J’ai été éduquée en tant que fille, je me suis identifiée dans mon enfance, aux modèles féminins que l’on nous proposait. L’imaginaire collectif m’a appris à attendre que l’amour de ma vie m’apporte mon propre bien être, et à me dévouer à mon entourage, à mon détriment.

Imaginez, à l’âge adulte, les dégâts que ce genre d’habitudes peut avoir sur l’équilibre des relations. Et le rapport à soi même.

M’attacher à quelqu’un·e sans en faire une priorité dans ma vie est un combat de chaque instant, contre les réflexes que j’ai depuis toute jeune. Prendre du recul sur cette danse étrange que fait mon cerveau lorsque je tombe sous le charme d’une personne, qui m’a apporté de nouvelles perspectives. J’ai découvert la possibilité d’aimer pour ce qu’iels sont. Sans projeter ni avenir, ni attente, ni résultat.

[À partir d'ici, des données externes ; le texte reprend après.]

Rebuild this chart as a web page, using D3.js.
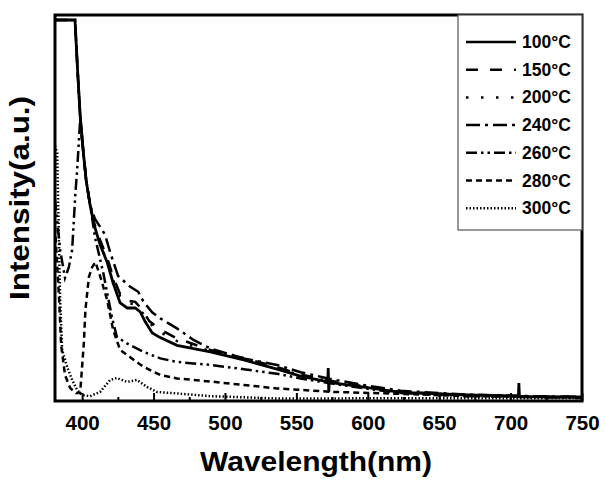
<!DOCTYPE html>
<html>
<head>
<meta charset="utf-8">
<script src="https://cdn.jsdelivr.net/npm/d3@7"></script>
<style>
  body { margin: 0; background: #fff; }
  text { font-family: "Liberation Sans", Arial, sans-serif; font-weight: bold; fill: #000; }
</style>
</head>
<body>
<div id="chart"></div>
<script>
// Spectra: [wavelength (nm), intensity (a.u., 0-100)]
const s100 = [[381,98.7],[395,98.7],[396.8,85.7],[398.6,74],[400.7,64.9],[402.8,57.1],[405.6,50.6],[408.4,45.5],[412.6,40.3],[417.5,35.8],[421.7,30.4],[426.6,25.2],[431.6,23.9],[437.2,23.9],[440.7,22.9],[444.2,20.3],[449.1,17.4],[454.7,16.2],[466.4,14.2],[489.8,12.5],[513.1,10.4],[536.5,8.0],[552.9,6.2],[572,4.7],[572.3,8.3],[572.7,2.0],[573,4.6],[600,3.2],[623,2.0],[670,1.3],[705.5,1.0],[705.8,4.4],[706.2,0.8],[716,0.8],[750,0.7]];
const s150 = [[381,98.7],[395,98.7],[396.8,85.7],[398.6,74],[400.7,64.9],[402.8,57.1],[405.6,50.6],[408.4,46],[412.6,41.5],[417.5,37],[421.7,32],[426.6,27.5],[431.6,25.8],[437.2,25.5],[442,23.5],[447,20.5],[454.7,18.3],[466.4,16],[489.8,13],[513.1,10.9],[536.5,8.6],[553,6.6],[576,4.9],[600,3.4],[623,2.1],[670,1.3],[716,0.9],[750,0.8]];
const s200 = [[381,98.7],[395,98.7],[396.8,85.7],[398.6,74],[400.7,64.9],[402.8,57.1],[405.6,50.6],[408.4,45.5],[412.6,40.5],[417.5,36],[421.7,31.2],[426.6,27],[431.6,25.2],[437.2,24.8],[442,22.8],[447.7,19.8],[454.7,17.6],[466.4,15.3],[489.8,12.7],[513.1,10.6],[536.5,8.3],[553,6.4],[576,4.7],[600,3.3],[623,2.0],[670,1.3],[716,0.8],[750,0.8]];
const s240 = [[381,98.7],[395,98.7],[396.8,85.7],[398.6,74],[400.7,64.9],[402.8,57.1],[405.6,50.6],[409,47],[416,43],[419.6,38.4],[425.2,32.2],[433.7,29.4],[439.3,28.1],[443,25.5],[449,22.8],[454.7,21.2],[466.4,18.6],[478,15.6],[489.8,13.4],[501.5,12.1],[513.1,10.8],[536.5,9.1],[553,7.2],[576,5.3],[600,3.7],[623,2.4],[670,1.4],[716,1.0],[750,0.8]];
const s260 = [[381,52],[384.6,39],[388,31.7],[390.7,34.5],[393,39],[394.2,46.8],[395.3,53.8],[396.5,59.7],[398.6,72.7],[400.7,64.9],[402.8,57.1],[405.6,50.6],[409.1,42.1],[414.7,33.2],[421,21.3],[424.3,16.4],[431.3,14.7],[443,12.5],[454.7,10.8],[466.4,9.9],[489.8,9.1],[513.1,8.0],[536.5,6.8],[552.9,5.6],[576,4.2],[599.9,2.9],[623,1.8],[670,1.0],[716,0.8],[750,0.5]];
const s280 = [[381,45],[383.9,26],[385.3,14.3],[388,6.5],[391.6,3.1],[395.8,1.8],[398.6,1.8],[401.2,14.8],[402.3,23.4],[404.7,31.9],[407,34.5],[409.3,35.8],[412.6,32.2],[417.5,26],[421.7,18.2],[426.6,13],[443,8.6],[454.7,6.5],[466.4,5.6],[489.8,4.8],[513.1,3.9],[536.5,3.0],[576,2.1],[623,1.6],[670,1.0],[750,0.8]];
const s300 = [[381,66],[382.5,64.2],[383.9,39],[384.6,26],[386,13],[389.5,8.6],[393,5.2],[396.5,2.6],[400,1.3],[405.6,1.0],[412.6,2.1],[419.6,5.2],[424.3,5.7],[431.3,4.7],[438.4,5.2],[445.4,3.4],[452.4,2.1],[466.4,1.7],[489.8,1.0],[536.5,0.4],[750,0.5]];

const series = [s100, s150, s200, s240, s260, s280, s300];
const labels = ["100°C", "150°C", "200°C", "240°C", "260°C", "280°C", "300°C"];
const xTicks = [400, 450, 500, 550, 600, 650, 700, 750];
const xMinorTicks = [425, 475, 525, 575, 625, 675, 725];

// line styles, same order as labels
const dashes = [null, "12,12", "2.5,12.5", "14,5,3,5", "11,4,2.5,4,2.5,4", "6,4", "1.5,2"];

const W = 605, H = 484;
const plot = { left: 55, right: 582, top: 15, bottom: 401 };

const svg = d3.select("#chart").append("svg")
  .attr("width", W).attr("height", H);

const x = d3.scaleLinear().domain([381, 750]).range([plot.left, plot.right]);
const y = d3.scaleLinear().domain([0, 100]).range([plot.bottom - 1, plot.top]);

svg.append("clipPath").attr("id", "clip")
  .append("rect")
    .attr("x", plot.left).attr("y", plot.top)
    .attr("width", plot.right - plot.left).attr("height", plot.bottom - plot.top);

const line = d3.line().x(d => x(d[0])).y(d => y(d[1]));

const g = svg.append("g").attr("clip-path", "url(#clip)");
g.selectAll("path")
  .data(series)
  .enter().append("path")
    .attr("d", line)
    .attr("fill", "none")
    .attr("stroke", "#000")
    .attr("stroke-width", (d, i) => i == 0 ? 2.8 : 2.5)
    .attr("stroke-dasharray", (d, i) => dashes[i]);

// bottom axis, ticks pointing into the plot
const xAxis = svg.append("g")
  .attr("transform", "translate(0," + plot.bottom + ")")
  .call(d3.axisBottom(x).tickValues(xTicks).tickSize(-8).tickPadding(14).tickFormat(d3.format("d")));
xAxis.select(".domain").remove();
xAxis.selectAll("line").attr("stroke", "#000").attr("stroke-width", 2);
xAxis.selectAll("text").style("font-size", "20.5px").attr("fill", "#000");

const xMinor = svg.append("g")
  .attr("transform", "translate(0," + plot.bottom + ")")
  .call(d3.axisBottom(x).tickValues(xMinorTicks).tickSize(-4).tickFormat(""));
xMinor.select(".domain").remove();
xMinor.selectAll("line").attr("stroke", "#000").attr("stroke-width", 2);

// frame
svg.append("rect")
  .attr("x", plot.left).attr("y", plot.top)
  .attr("width", plot.right - plot.left).attr("height", plot.bottom - plot.top)
  .attr("fill", "none").attr("stroke", "#000").attr("stroke-width", 3);

// legend
const leg = svg.append("g");
leg.append("rect")
  .attr("x", 458).attr("y", plot.top)
  .attr("width", plot.right - 458).attr("height", 230 - plot.top)
  .attr("fill", "#fff").attr("stroke", "#555").attr("stroke-width", 1.2);

const items = leg.selectAll("g.item")
  .data(labels)
  .enter().append("g")
    .attr("class", "item")
    .attr("transform", (d, i) => "translate(0," + (42 + i * 27.7) + ")");
items.append("line")
  .attr("x1", 466).attr("x2", 516)
  .attr("stroke", "#000").attr("stroke-width", 2.5)
  .attr("stroke-dasharray", (d, i) => dashes[i]);
items.append("text")
  .attr("x", 522).attr("y", 6)
  .style("font-size", "17.5px")
  .text(d => d);

// axis titles
svg.append("text")
  .attr("x", 316).attr("y", 471)
  .attr("text-anchor", "middle")
  .attr("textLength", 232).attr("lengthAdjust", "spacingAndGlyphs")
  .style("font-size", "27px")
  .text("Wavelength(nm)");

svg.append("text")
  .attr("transform", "translate(29,198) rotate(-90)")
  .attr("text-anchor", "middle")
  .attr("textLength", 204).attr("lengthAdjust", "spacingAndGlyphs")
  .style("font-size", "27px")
  .text("Intensity(a.u.)");
</script>
</body>
</html>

Cette notion de résultat me paraît avoir beaucoup de place dans la manière dont nous percevons les relations. On nous apprend que faire entrer quelqu’un·e dans notre vie, de manière sensuelle ou romantique, doit se faire dans l’optique de combler ou faire aboutir

quelque chose. Du plan cul au futur mari, la notion de rentabilité de la relation est induite. Nous sommes, du fait, les parpaings, le ciment, (ou la bétonneuse, pour les plus motivée·e·s) des un·e et des autres.

Aujourd’hui je suis gênée de cela. Gênée pour les personnes que je veux fréquenter, et gênée pour moi. Je me demande si l’on a pas abîmé un paquet de relations qui étaient simplement belles, juste parce qu’on a essayé de les rendre rentables, de les faire fonctionner sur une durée qui n’était pas adaptée, ou bien de focaliser sur ce qu’il manquait pour que ce soit « une vraie relation ».

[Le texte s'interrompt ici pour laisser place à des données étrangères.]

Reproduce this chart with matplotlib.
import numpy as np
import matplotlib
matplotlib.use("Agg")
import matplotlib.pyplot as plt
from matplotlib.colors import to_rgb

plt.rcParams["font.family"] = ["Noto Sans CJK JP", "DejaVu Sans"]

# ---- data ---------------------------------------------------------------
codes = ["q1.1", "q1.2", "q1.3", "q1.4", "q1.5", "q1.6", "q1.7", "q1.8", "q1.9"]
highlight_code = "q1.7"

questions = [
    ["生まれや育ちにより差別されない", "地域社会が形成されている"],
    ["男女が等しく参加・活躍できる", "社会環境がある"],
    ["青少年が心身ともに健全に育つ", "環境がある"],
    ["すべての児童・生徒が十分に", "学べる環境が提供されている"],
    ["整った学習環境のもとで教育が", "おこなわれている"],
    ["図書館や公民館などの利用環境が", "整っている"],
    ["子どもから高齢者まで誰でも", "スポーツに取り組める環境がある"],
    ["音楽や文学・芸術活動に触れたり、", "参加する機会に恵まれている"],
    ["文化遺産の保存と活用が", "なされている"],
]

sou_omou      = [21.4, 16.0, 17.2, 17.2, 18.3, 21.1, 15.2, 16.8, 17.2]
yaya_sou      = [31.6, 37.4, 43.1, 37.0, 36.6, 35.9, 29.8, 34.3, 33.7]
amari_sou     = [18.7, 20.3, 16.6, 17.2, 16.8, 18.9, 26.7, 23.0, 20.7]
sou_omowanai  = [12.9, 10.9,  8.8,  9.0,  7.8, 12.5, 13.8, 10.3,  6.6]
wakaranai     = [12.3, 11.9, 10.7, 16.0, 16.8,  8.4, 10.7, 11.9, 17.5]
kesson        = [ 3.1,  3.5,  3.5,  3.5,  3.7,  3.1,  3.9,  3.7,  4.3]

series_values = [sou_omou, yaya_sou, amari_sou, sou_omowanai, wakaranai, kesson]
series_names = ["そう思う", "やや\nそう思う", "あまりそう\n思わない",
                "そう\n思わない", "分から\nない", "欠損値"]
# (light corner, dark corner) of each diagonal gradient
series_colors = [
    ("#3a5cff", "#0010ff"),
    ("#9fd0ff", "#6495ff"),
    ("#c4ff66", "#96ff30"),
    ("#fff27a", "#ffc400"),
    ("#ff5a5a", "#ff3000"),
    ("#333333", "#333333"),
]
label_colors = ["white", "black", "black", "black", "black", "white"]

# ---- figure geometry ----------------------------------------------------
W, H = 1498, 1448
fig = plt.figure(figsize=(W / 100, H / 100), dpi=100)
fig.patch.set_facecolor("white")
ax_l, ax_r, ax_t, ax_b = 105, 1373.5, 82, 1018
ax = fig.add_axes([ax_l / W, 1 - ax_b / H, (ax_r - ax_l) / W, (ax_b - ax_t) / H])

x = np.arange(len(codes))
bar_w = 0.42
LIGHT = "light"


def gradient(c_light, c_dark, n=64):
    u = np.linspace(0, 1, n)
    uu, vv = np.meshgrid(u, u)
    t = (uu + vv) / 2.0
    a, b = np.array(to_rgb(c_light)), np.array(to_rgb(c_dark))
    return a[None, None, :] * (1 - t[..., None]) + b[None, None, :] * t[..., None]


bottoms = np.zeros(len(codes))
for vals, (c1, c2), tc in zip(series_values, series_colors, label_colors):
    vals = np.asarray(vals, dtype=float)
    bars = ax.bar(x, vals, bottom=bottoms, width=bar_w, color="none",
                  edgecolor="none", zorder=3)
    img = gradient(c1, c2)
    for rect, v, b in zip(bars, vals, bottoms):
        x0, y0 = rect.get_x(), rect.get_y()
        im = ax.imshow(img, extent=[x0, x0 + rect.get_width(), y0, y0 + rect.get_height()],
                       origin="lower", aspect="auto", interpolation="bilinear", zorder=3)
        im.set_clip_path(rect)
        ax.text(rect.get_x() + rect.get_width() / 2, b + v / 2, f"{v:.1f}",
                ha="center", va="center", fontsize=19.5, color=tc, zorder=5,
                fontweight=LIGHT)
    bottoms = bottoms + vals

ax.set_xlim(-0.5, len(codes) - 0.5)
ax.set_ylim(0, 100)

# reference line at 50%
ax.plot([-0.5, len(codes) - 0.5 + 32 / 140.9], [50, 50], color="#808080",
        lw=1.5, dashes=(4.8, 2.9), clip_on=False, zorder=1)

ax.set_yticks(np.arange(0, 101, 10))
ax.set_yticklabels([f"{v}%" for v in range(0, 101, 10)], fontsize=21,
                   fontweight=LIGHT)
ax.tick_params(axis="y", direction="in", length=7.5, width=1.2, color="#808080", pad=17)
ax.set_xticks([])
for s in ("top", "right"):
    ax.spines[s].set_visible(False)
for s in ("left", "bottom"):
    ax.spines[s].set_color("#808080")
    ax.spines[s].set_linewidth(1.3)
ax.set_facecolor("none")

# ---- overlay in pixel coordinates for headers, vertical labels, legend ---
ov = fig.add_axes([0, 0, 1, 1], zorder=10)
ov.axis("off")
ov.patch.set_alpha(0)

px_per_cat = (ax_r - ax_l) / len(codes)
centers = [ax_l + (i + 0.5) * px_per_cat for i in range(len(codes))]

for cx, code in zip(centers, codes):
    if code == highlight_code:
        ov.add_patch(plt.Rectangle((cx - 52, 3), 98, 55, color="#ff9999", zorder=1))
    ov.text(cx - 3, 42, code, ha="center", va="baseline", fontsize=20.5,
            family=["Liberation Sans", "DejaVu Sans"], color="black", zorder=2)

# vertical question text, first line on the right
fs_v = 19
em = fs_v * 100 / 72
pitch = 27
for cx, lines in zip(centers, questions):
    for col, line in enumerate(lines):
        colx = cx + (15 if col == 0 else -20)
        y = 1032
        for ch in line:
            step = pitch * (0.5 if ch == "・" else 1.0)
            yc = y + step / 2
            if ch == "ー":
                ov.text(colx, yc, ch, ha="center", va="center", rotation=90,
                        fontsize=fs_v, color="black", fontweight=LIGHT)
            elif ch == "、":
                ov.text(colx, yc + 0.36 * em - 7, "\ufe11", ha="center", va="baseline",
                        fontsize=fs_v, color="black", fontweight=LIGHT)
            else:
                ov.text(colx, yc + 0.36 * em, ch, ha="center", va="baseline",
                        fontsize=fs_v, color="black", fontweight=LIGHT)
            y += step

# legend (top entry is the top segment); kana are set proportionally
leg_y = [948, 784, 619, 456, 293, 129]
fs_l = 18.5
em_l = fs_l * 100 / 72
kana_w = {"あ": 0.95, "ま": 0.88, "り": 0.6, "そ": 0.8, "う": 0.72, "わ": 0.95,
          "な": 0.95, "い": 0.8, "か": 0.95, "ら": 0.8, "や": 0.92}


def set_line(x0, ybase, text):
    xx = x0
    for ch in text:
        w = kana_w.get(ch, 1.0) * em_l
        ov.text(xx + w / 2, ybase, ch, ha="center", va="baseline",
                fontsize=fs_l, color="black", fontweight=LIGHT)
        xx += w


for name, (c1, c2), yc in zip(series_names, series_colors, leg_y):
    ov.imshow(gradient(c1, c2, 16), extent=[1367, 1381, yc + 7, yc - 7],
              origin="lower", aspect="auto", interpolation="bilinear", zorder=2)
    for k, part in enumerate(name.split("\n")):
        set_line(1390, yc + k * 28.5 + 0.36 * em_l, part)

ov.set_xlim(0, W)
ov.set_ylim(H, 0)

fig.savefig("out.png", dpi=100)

Est-ce que l’on y gagnerait pas, à apprendre à se regarder, s’écouter, se vivre, au-delà de nos failles ? J’aime et ai aimé plusieurs personnes. Fort. Mais j’ai peur, sur un instant d’inattention, d’oublier de les considérer dans toute la beauté de leurs identités, et du lien que nous avons, et de projeter des envies de rentabilité, et injonctions. J’ai peur de demander un avenir dont je ne suis pas vraiment sûre de vouloir, en sacrifiant le présent. J’ai peur d’attendre des comportements différents de leur part, alors que l’on a pas signé pour ça. J’ai peur d’oublier tout ce que je commence à comprendre, et de me laisser embarquer par mes vieux réflexes. D’abîmer ce lien précieux, potentiellement éphémère, qui existe parce que nous sommes deux à en prendre soin.

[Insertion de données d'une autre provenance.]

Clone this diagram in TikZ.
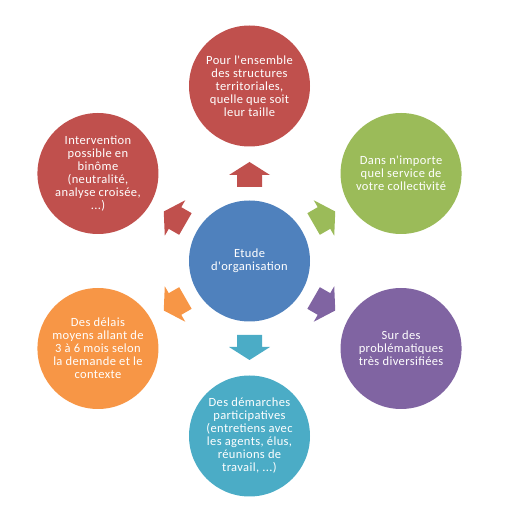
\documentclass[tikz,border=0pt]{standalone}
\usepackage{fontspec}
\newfontfamily\calfont{Carlito}[LetterSpace=3]
\definecolor{cred}{HTML}{C0504D}
\definecolor{cgreen}{HTML}{9BBB59}
\definecolor{cpurple}{HTML}{8064A2}
\definecolor{cteal}{HTML}{4BACC6}
\definecolor{corange}{HTML}{F79646}
\definecolor{cblue}{HTML}{4F81BD}
\tikzset{
  bubble/.style={circle, minimum size=121pt, inner sep=0pt, text=white, align=center,
    font=\calfont\fontsize{12.5}{13}\selectfont},
  blockarrow/.style={fill=#1}
}
\newcommand\blockarr[2]{%
  \fill[blockarrow=#2, shift={(c.center)}, rotate=#1]
    (74,-12.5) -- (86,-12.5) -- (86,-20.5) -- (99,0) -- (86,20.5) -- (86,12.5) -- (74,12.5) -- cycle;}
\begin{document}
\begin{tikzpicture}[x=1pt,y=1pt]
\useasboundingbox (0,0) rectangle (509,522);
\node[bubble, fill=cblue] (c) at (249.5,261) {Etude\\d'organisation};
\node[bubble, fill=cred] (n1) at ([shift={(90:175pt)}]c.center) {Pour l'ensemble\\des structures\\territoriales,\\quelle que soit\\leur taille};
\node[bubble, fill=cgreen] (n2) at ([shift={(30:175pt)}]c.center) {Dans n'importe\\quel service de\\votre collectivité};
\node[bubble, fill=cpurple] (n3) at ([shift={(-30:175pt)}]c.center) {Sur des\\problématiques\\très diversifiées};
\node[bubble, fill=cteal] (n4) at ([shift={(-90:175pt)}]c.center) {Des démarches\\participatives\\(entretiens avec\\les agents, élus,\\réunions de\\travail, ...)};
\node[bubble, fill=corange] (n5) at ([shift={(-150:175pt)}]c.center) {Des délais\\moyens allant de\\3 à 6 mois selon\\la demande et le\\contexte};
\node[bubble, fill=cred] (n6) at ([shift={(150:175pt)}]c.center) {Intervention\\possible en\\binôme\\(neutralité,\\analyse croisée,\\...)};
\blockarr{90}{cred}
\blockarr{30}{cgreen}
\blockarr{-30}{cpurple}
\blockarr{-90}{cteal}
\blockarr{-150}{corange}
\blockarr{150}{cred}
\end{tikzpicture}
\end{document}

Je ne veux plus capitaliser sur mes relations, ni leur donner un sens précis, une case dans laquelle rentrer, un but, et une identité sociale. Je ne veux plus de statut pour apaiser mes insécurités, je ne veux plus posséder ni appartenir, je veux juste aimer. Autant qu’on en a besoin et envie.

Parce que c’est chouette, à la base.